**More about TVM**

### Introduction TVM on HP 12c

Many financial problems are based on the concept of charging a fee (interest) for the use of someone else’s money for a fixed period of time. The phrase *time value of money* describes the calculations based on such problems.

There are two main types of financial problems that HP 12c can help to solve:

- Compound interest
- Simple interest

With *simple interest*, only the principal (the original amount of money) earns interest for the entire life of the transaction. The principal, plus interest earned is repaid in one lump sum.

When simple interest is added to the principal at specified compounding intervals, and thereafter, also earns interest, the *interest is compounded*. Savings accounts, mortgages and leases are compound-interest calculations.

**TVM Elements**

There are five standard variables used to describe most compound interest (TVM) problems:

n

Number of payments

i

Periodic interest rate

PV

Present value

PMT

Payment amount each period (periodic payment amount)

FV

Future value

The TVM capability in the HP 12C calculator does many compound-interest problems. Specifically, the TVM functionality can be used for a series of cash flows (money paid, or money received) when:

- The dollar amount is the same each payment
- The payments occur at regular intervals
- The payment period coincides with the compounding periods

Given any four of the above key elements, it is possible to solve for the fifth variable.

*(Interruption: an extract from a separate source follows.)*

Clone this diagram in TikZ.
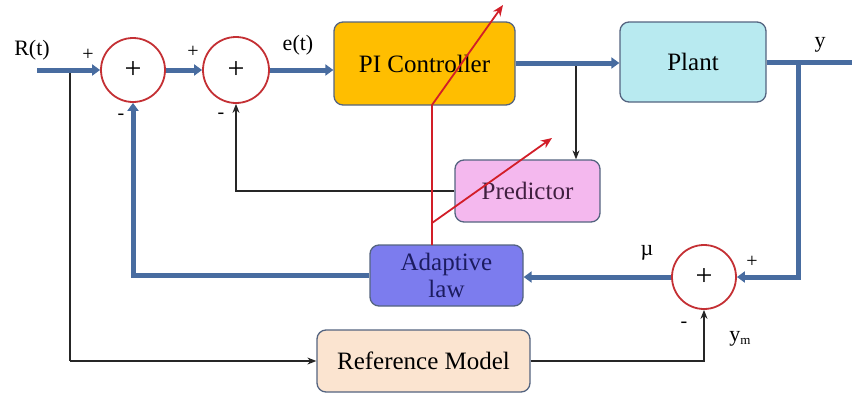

**Cash Flow Diagrams and Signs of Numbers**

It is often helpful to illustrate or visualize TVM calculations with cash-flow diagrams. Cash-flow diagrams are time lines divided into equal segments called compounding (payment) periods. Arrows show the occurrence of cash flows (payment in or out). Money received is a positive number shown as an arrow pointing up, and money paid out is a negative number shown as an arrow pointing down (Figure 1).

It is essential to use the correct sign (positive or negative) for TVM numbers. The calculations will only make sense if payments out are consistently shown as negative, and payments in (receipts) as positive. A calculation must be performed from the point of view of either the lender (investor) or the borrower, but not both. This is called the TVM sign convention.

**HP 12c TVM Example**

#### Example: A home mortgage

The maximum monthly mortgage repayment you can make is $850. You can make a $14,000 down payment. The current interest rate is 8.75%. For a mortgage of 25 years, what is the maximum purchase price that you can afford?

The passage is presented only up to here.